Over the weekend of 5 and 6 August, gusty winds made firefighting a challenge as the crews worked to expand fire lines. The firefighting efforts consisted of hand-cut fire lines and pumper truck crews spraying water on the flames along with retardant drops from the air. As additional firefighting resources arrived from stations throughout the Pacific Northwest and more heavy equipment became available, the fire lines were widened and extended all along the perimeter. While the fire threatened some important archaeological sites, the size of the fire did not grow much over the weekend. This was due to a shift in the wind that pushed the fire back into burned out areas, allowing firefighters to get in front of the fire and finish their lines. During this period, the number of firefighter on scene grew to over 400. The Bureau of Land Management estimated the fire was 60 percent contained.

On 7 August, the fire was initially reported to have grown to 52531 acre. However, that was later revised 52465 acre. While the fire burned close to the tiny unincorporated gas-stop of Wagontire, it was stopped before damaging any structures there. Some private grazing land was burned, but all the livestock in the area was moved out ahead of the fire. At the peak of the operation, there were 496 firefighters on-site along with 26 pumper trucks, 4 bulldozers, 11 water tenders, 2 helicopters, and a small spotter plane working on the fire. That night, containment reached 80 percent.

On 8 August, the Bureau of Land Management estimated the fire was 90 percent contained. Mop-up operations moved well inside the fire line perimeter. By the evening of 8 August, the number of firefighters on scene had been reduced to 376.

Mop-up operations continued on 9 August while additional crews were released for duty on other fires. Crews also began fire suppression damage repair including restoration of sage grouse habitat areas. While mop-up continued on 10 August, Bureau of Land Management officials declared the fire to be 100 percent contained. Over the next few days, the remaining outside crews were released while local fire crews made spot checks along the fire line.

== Effects ==

In the Bureau of Land Management's final update, the size of the Cinder Butte Fire was reported as 52465 acre. Most of the burned area was United States Government land administered Bureau of Land Management; however, some private ranch land was also burned.

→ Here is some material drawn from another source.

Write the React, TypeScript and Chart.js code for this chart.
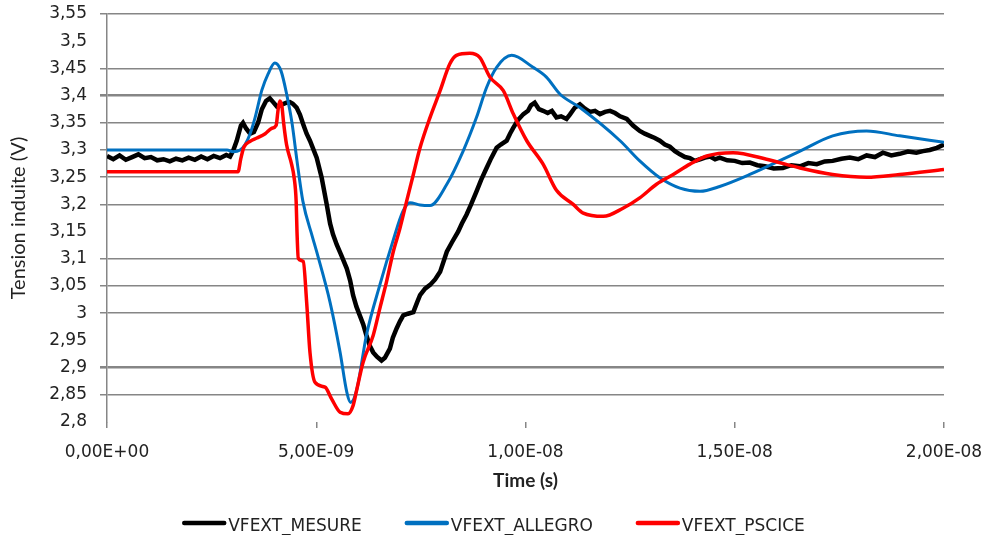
import React, { useEffect, useRef } from "react";
import { Chart, registerables } from "chart.js";

Chart.register(...registerables);

// ---- Data (time in ns, values in V) ----
const mesureT = [
  0, 0.15, 0.3, 0.45, 0.6, 0.75, 0.9, 1.05, 1.2, 1.35, 1.5, 1.65, 1.8, 1.95, 2.1, 2.25, 2.4, 2.55, 2.7, 2.85,
  2.94, 3.02, 3.1, 3.2, 3.25, 3.32, 3.42, 3.51, 3.61, 3.7, 3.8, 3.89, 3.97, 4.06, 4.16, 4.29, 4.37, 4.44, 4.53,
  4.61, 4.69, 4.77, 4.85, 5.01, 5.13, 5.25, 5.33, 5.4, 5.49, 5.59, 5.73, 5.81, 5.88, 5.96, 6.04, 6.12, 6.2,
  6.28, 6.36, 6.45, 6.56, 6.64, 6.76, 6.83, 6.92, 7.0, 7.08, 7.19, 7.32, 7.41, 7.48, 7.6, 7.72, 7.84, 7.96,
  8.12, 8.24, 8.39, 8.48, 8.59, 8.7, 8.83, 8.94, 9.07, 9.18, 9.31, 9.41, 9.55, 9.63, 9.71, 9.82, 9.95, 10.06,
  10.13, 10.22, 10.32, 10.42, 10.53, 10.63, 10.74, 10.85, 10.98, 11.06, 11.18, 11.3, 11.42, 11.54, 11.66,
  11.78, 11.9, 12.02, 12.14, 12.26, 12.42, 12.57, 12.73, 12.85, 12.97, 13.09, 13.21, 13.33, 13.45, 13.57,
  13.69, 13.81, 13.93, 14.05, 14.17, 14.29, 14.41, 14.53, 14.64, 14.82, 15.0, 15.18, 15.36, 15.54, 15.72,
  15.93, 16.15, 16.35, 16.56, 16.76, 16.96, 17.15, 17.34, 17.55, 17.75, 17.95, 18.15, 18.35, 18.54, 18.74,
  18.94, 19.14, 19.34, 19.5, 19.66, 19.83, 20.0,
];
const mesureV = [
  3.289, 3.283, 3.29, 3.282, 3.287, 3.292, 3.285, 3.287, 3.281, 3.283, 3.279, 3.284, 3.281, 3.286, 3.282, 3.288,
  3.283, 3.289, 3.285, 3.291, 3.288, 3.3, 3.317, 3.345, 3.35, 3.34, 3.33, 3.333, 3.35, 3.375, 3.39, 3.395,
  3.388, 3.38, 3.383, 3.387, 3.388, 3.385, 3.378, 3.365, 3.347, 3.33, 3.317, 3.286, 3.249, 3.2, 3.165, 3.145,
  3.126, 3.108, 3.082, 3.06, 3.033, 3.012, 2.996, 2.98, 2.959, 2.94, 2.928, 2.92, 2.913, 2.918, 2.935, 2.955,
  2.972, 2.985, 2.996, 2.999, 3.002, 3.02, 3.033, 3.045, 3.052, 3.062, 3.076, 3.113, 3.13, 3.15, 3.165, 3.181,
  3.2, 3.224, 3.245, 3.267, 3.285, 3.304, 3.31, 3.317, 3.33, 3.341, 3.355, 3.366, 3.372, 3.382, 3.387, 3.375,
  3.372, 3.368, 3.372, 3.36, 3.362, 3.357, 3.365, 3.378, 3.384, 3.376, 3.37, 3.372, 3.366, 3.37, 3.372, 3.368,
  3.362, 3.357, 3.345, 3.335, 3.33, 3.326, 3.322, 3.317, 3.31, 3.306, 3.298, 3.292, 3.287, 3.285, 3.28, 3.283,
  3.286, 3.288, 3.283, 3.286, 3.281, 3.28, 3.276, 3.277, 3.272, 3.27, 3.266, 3.267, 3.272, 3.27, 3.276, 3.274,
  3.279, 3.28, 3.284, 3.286, 3.283, 3.29, 3.287, 3.295, 3.29, 3.293, 3.297, 3.295, 3.298, 3.3, 3.304, 3.31,
];

const allegroT = [
  0, 2.87, 3.01, 3.18, 3.3, 3.42, 3.54, 3.7, 3.85, 4.01, 4.16, 4.3, 4.42, 4.54, 4.68, 4.91, 5.01, 5.33, 5.57,
  5.73, 5.82, 5.97, 6.2, 6.52, 6.83, 7.07, 7.24, 7.48, 7.72, 8.12, 8.51, 8.83, 9.07, 9.31, 9.67, 10.18, 10.5,
  10.82, 11.3, 12.26, 12.73, 13.21, 13.69, 14.17, 14.64, 15.36, 16.56, 17.34, 18.15, 18.94, 20.0,
];
const allegroV = [
  3.3, 3.3, 3.297, 3.3, 3.31, 3.33, 3.36, 3.41, 3.44, 3.46, 3.445, 3.4, 3.35, 3.28, 3.206, 3.14, 3.113, 3.02,
  2.928, 2.855, 2.836, 2.86, 2.96, 3.052, 3.132, 3.187, 3.203, 3.199, 3.198, 3.237, 3.298, 3.36, 3.415, 3.452,
  3.474, 3.452, 3.434, 3.403, 3.378, 3.317, 3.28, 3.249, 3.23, 3.224, 3.233, 3.255, 3.298, 3.326, 3.335, 3.326,
  3.314,
];

const pspiceT = [
  0, 3.13, 3.2, 3.27, 3.42, 3.58, 3.78, 3.94, 4.04, 4.09, 4.13, 4.18, 4.22, 4.29, 4.41, 4.47, 4.52, 4.54, 4.57,
  4.69, 4.77, 4.85, 4.97, 5.21, 5.37, 5.57, 5.76, 5.88, 5.97, 6.12, 6.36, 6.52, 6.68, 6.84, 7.0, 7.16, 7.32,
  7.48, 7.72, 7.96, 8.19, 8.35, 8.67, 8.91, 9.15, 9.47, 9.71, 10.03, 10.42, 10.74, 11.14, 11.38, 11.86, 12.33,
  12.73, 13.13, 13.53, 13.93, 14.33, 14.96, 15.76, 16.56, 17.34, 18.15, 18.94, 20.0,
];
const pspiceV = [
  3.26, 3.26, 3.285, 3.305, 3.316, 3.322, 3.33, 3.34, 3.345, 3.375, 3.39, 3.38, 3.35, 3.31, 3.274, 3.25, 3.205,
  3.15, 3.101, 3.095, 3.021, 2.928, 2.873, 2.864, 2.842, 2.818, 2.815, 2.83, 2.86, 2.91, 2.959, 3.009, 3.058,
  3.113, 3.156, 3.206, 3.255, 3.304, 3.36, 3.409, 3.458, 3.474, 3.478, 3.47, 3.434, 3.409, 3.366, 3.317, 3.274,
  3.226, 3.2, 3.184, 3.178, 3.193, 3.212, 3.237, 3.255, 3.274, 3.289, 3.295, 3.283, 3.267, 3.255, 3.25, 3.255,
  3.264,
];

const seriesNames = ["VFEXT_MESURE", "VFEXT_ALLEGRO", "VFEXT_PSCICE"];
const seriesColors = ["#000000", "#0070C0", "#FF0000"];

const xTickValues = [0, 5, 10, 15, 20];
const yMin = 2.8;
const yMax = 3.55;
const yStep = 0.05;
const hiddenGrid = [350, 315, 295, 280];
const thickGrid = [340, 290];

const toPoints = (t: number[], v: number[]) => t.map((x, i) => ({ x, y: v[i] }));

const fmtX = (v: number) => {
  if (Math.abs(v) < 1e-6) return "0,00E+00";
  let m = v;
  let e = 9;
  if (v >= 10 - 1e-6) {
    m = v / 10;
    e = 8;
  }
  return m.toFixed(2).replace(".", ",") + "E-" + String(e).padStart(2, "0");
};
const fmtY = (v: number) => String(Math.round(v * 100) / 100).replace(".", ",");

const FONT = "'DejaVu Sans', Verdana, sans-serif";
const TITLE_FONT = "Lato, 'DejaVu Sans', sans-serif";
const TXT = "#222222";
const GRID = "#868686";

const zeroPad = (s: any) => {
  s.paddingTop = 0;
  s.paddingBottom = 0;
  s.paddingLeft = 0;
  s.paddingRight = 0;
};

const legendPlugin = {
  id: "bottomLegend",
  afterDraw(chart: any) {
    const ctx = chart.ctx as CanvasRenderingContext2D;
    ctx.save();
    ctx.font = `17px ${FONT}`;
    const boxW = 44;
    const gapText = 2;
    const gapItem = 43;
    const items = chart.data.datasets.map((ds: any) => ({
      label: ds.label as string,
      color: ds.borderColor as string,
      w: boxW + gapText + ctx.measureText(ds.label).width,
    }));
    const total = items.reduce((s: number, it: any) => s + it.w, 0) + gapItem * (items.length - 1);
    let x = (chart.width - total) / 2;
    const lineY = chart.height - 12;
    const baseY = chart.height - 4.5;
    items.forEach((it: any) => {
      ctx.strokeStyle = it.color;
      ctx.lineWidth = 4.5;
      ctx.lineCap = "round";
      ctx.beginPath();
      ctx.moveTo(x + 2, lineY);
      ctx.lineTo(x + boxW - 2, lineY);
      ctx.stroke();
      ctx.fillStyle = TXT;
      ctx.textBaseline = "alphabetic";
      ctx.textAlign = "left";
      ctx.fillText(it.label, x + boxW + gapText, baseY);
      x += it.w + gapItem;
    });
    ctx.restore();
  },
};

export default function App() {
  const ref = useRef<HTMLCanvasElement | null>(null);

  useEffect(() => {
    if (!ref.current) return;
    const chart = new Chart(ref.current, {
      type: "line",
      data: {
        datasets: [
          {
            label: seriesNames[0],
            data: toPoints(mesureT, mesureV),
            borderColor: seriesColors[0],
            backgroundColor: seriesColors[0],
            borderWidth: 4.5,
            pointRadius: 0,
            tension: 0,
            order: 2,
          },
          {
            label: seriesNames[1],
            data: toPoints(allegroT, allegroV),
            borderColor: seriesColors[1],
            backgroundColor: seriesColors[1],
            borderWidth: 3,
            pointRadius: 0,
            cubicInterpolationMode: "monotone",
            order: 1,
          },
          {
            label: seriesNames[2],
            data: toPoints(pspiceT, pspiceV),
            borderColor: seriesColors[2],
            backgroundColor: seriesColors[2],
            borderWidth: 3.5,
            pointRadius: 0,
            cubicInterpolationMode: "monotone",
            order: 0,
          },
        ],
      },
      options: {
        responsive: false,
        animation: false,
        devicePixelRatio: 1,
        layout: { padding: { left: 0, top: 14, right: 43, bottom: 28 } },
        plugins: { legend: { display: false }, tooltip: { enabled: false } },
        scales: {
          x: {
            type: "linear",
            min: xTickValues[0],
            max: xTickValues[xTickValues.length - 1],
            afterBuildTicks: (s: any) => {
              s.ticks = xTickValues.map((v) => ({ value: v }));
            },
            ticks: {
              callback: (v: any) => fmtX(Number(v)),
              font: { family: FONT, size: 17 },
              color: TXT,
              padding: 14,
              maxRotation: 0,
              autoSkip: false,
            },
            grid: {
              drawOnChartArea: false,
              drawTicks: true,
              tickLength: 6,
              color: GRID,
              lineWidth: 1.5,
            },
            border: { display: false },
            title: {
              display: true,
              text: "Time (s)",
              font: { family: TITLE_FONT, size: 19, weight: "bold" },
              color: TXT,
              padding: { top: 0, bottom: 15 },
            },
            afterFit: (s: any) => {
              s.height = 85;
              zeroPad(s);
            },
          },
          y: {
            type: "linear",
            min: yMin,
            max: yMax,
            ticks: {
              stepSize: yStep,
              callback: (v: any) => fmtY(Number(v)),
              font: { family: FONT, size: 17 },
              color: TXT,
              padding: 13,
              autoSkip: false,
            },
            grid: {
              tickLength: 7,
              color: (c: any) => {
                const k = c.tick ? Math.round(c.tick.value * 100) : -1;
                return hiddenGrid.includes(k) ? "rgba(0,0,0,0)" : GRID;
              },
              lineWidth: (c: any) => {
                const k = c.tick ? Math.round(c.tick.value * 100) : -1;
                return thickGrid.includes(k) ? 2.6 : 1.5;
              },
            },
            border: { display: true, color: GRID, width: 1.5 },
            title: {
              display: true,
              text: "Tension induite (V)",
              font: { family: TITLE_FONT, size: 20 },
              color: TXT,
              padding: { top: 7, bottom: 0 },
            },
            afterFit: (s: any) => {
              s.width = 107;
              zeroPad(s);
            },
          },
        },
      },
      plugins: [legendPlugin],
    });
    return () => chart.destroy();
  }, []);

  return (
    <div style={{ position: "fixed", left: 0, top: 0, width: 987, height: 535, background: "#fff" }}>
      <canvas ref={ref} width={987} height={535} style={{ display: "block" }} />
    </div>
  );
}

The Cinder Butte Fire burned rangeland and scrub woodlands east and southeast of Glass Buttes and north of Wagontire. The main vegetation burned by the fire was grass and sagebrush along with scattered areas of western juniper trees. No residences or commercial structures were lost; however, four ranch outbuildings were destroyed along with two long-abandoned homestead cabins.

While it was actively burning, the Cinder Butte Fire was the largest active fire in the state of Oregon. At its peak, there were 496 firefighters from the Bureau of Land Management, United States Forest Service, and several other agencies working on the fire. Equipment dispatched to the fire included pumper trucks, bulldozers, water tankers, helicopters, and air tankers.